Journal of Media Psychology
- Discipline: Psychology; Media and Communication
- Language: English
- Edited by: Caleb T. Carr

Publication details
- Former name: Zeitschrift für Medienpsychologie
- History: 1989–present
- Publisher: Hogrefe (Germany)
- Frequency: Bimonthly
- Impact factor: 2.4 (5-year 2.3) (2024)

Standard abbreviations
- ISO 4: J. Media Psychol.

Indexing
- ISSN: 1864-1105 (print) 2151-2388 (web)
- LCCN: 2008248079
- OCLC no.: 237231406

Links
- Journal homepage; Online access; Online archive;

= Journal of Media Psychology =

The Journal of Media Psychology is a bimonthly peer-reviewed academic journal covering media psychology. It was established in 1989 as the Zeitschrift für Medienpsychologie and obtained its current name in 2008. It is published by Hogrefe. The current editor-in-chief is Caleb T. Carr (Illinois State University).

==Past editors==

| Years | Editor | Institution |
|---|---|---|
| 2025-Present | Caleb T. Carr | Illinois State University |
| 2021-2025 | Nick Bowman | Newhouse School of Public Communications |
| 2018-2020 | Christoph Klimmt | Hanover University of Music, Drama, and Media |
| 2015-2017 | Nicole Krämer | University Duisburg-Essen |
| 2009-2014 | Gary Bente | University of Cologne |
| 2008-2009 | Margrit Schreier | University of Cologne |
| 2001-2007 | Peter Vorderer | University of Mannheim |

The list of editors above is only applicable to the journal as named Journal of Media Psychology.
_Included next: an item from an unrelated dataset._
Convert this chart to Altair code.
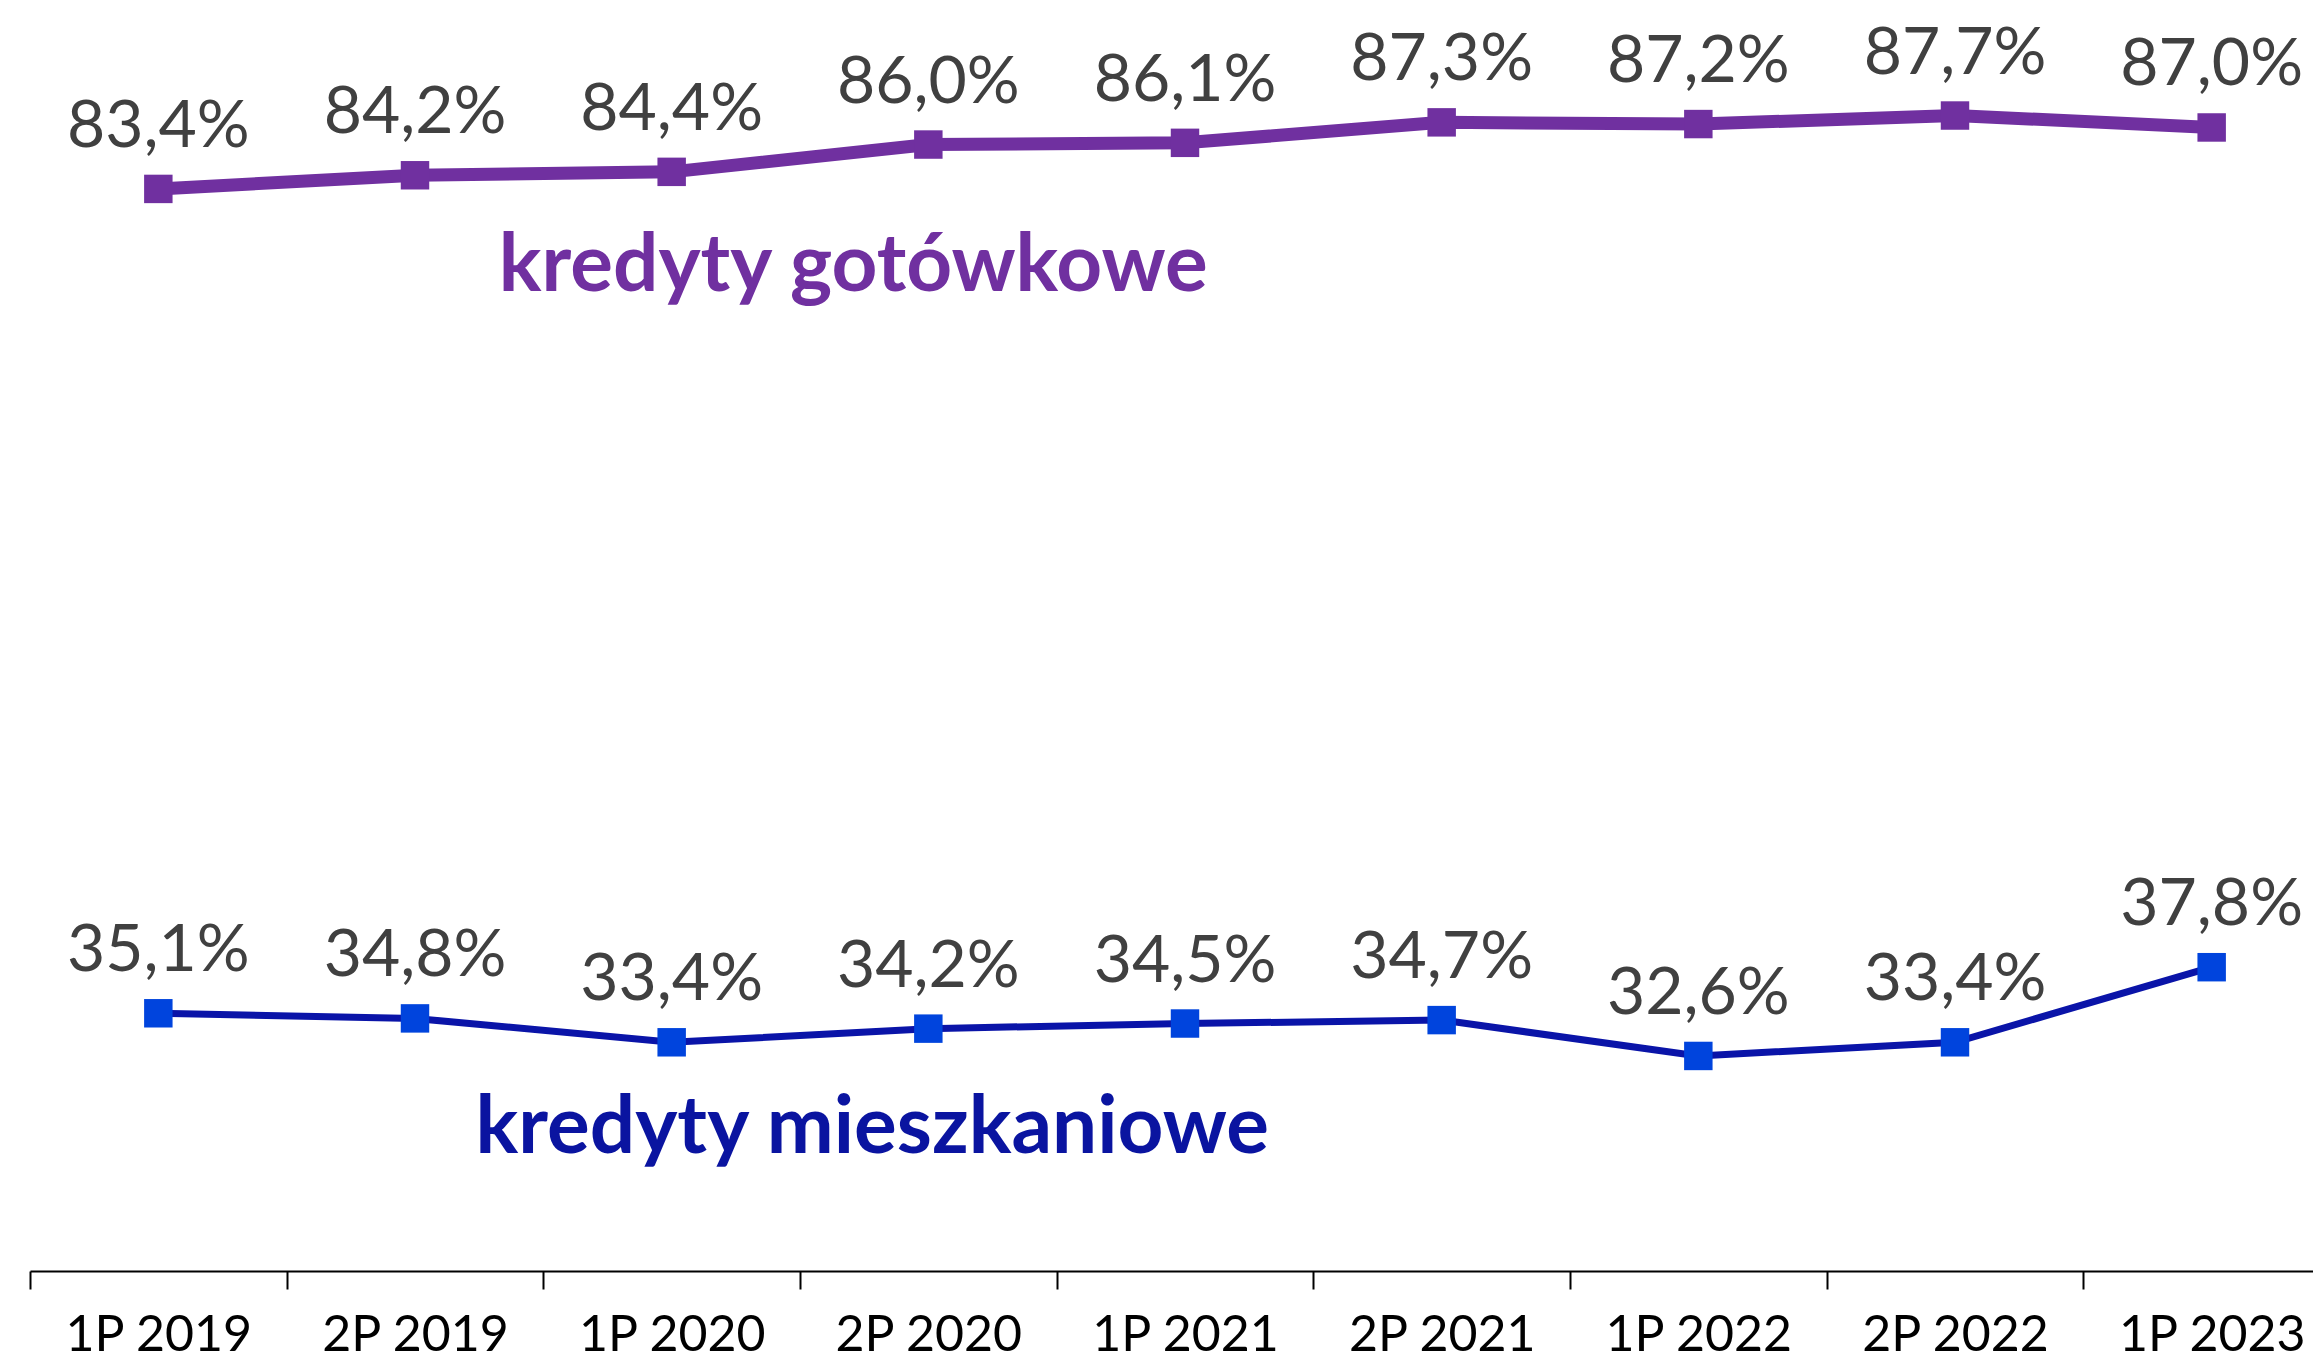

However, in the inaugural issue, Margrit Schreier offered a narrative accounting of the history of JMP prior to rebranding as an English-language journal.

== Abstracting and indexing ==
The journal is abstracted and indexed in Current Contents/Social and Behavioral Sciences, Social Sciences Citation Index, International Bibliography of Periodical Literature, PsycINFO, PsycLIT, and Scopus.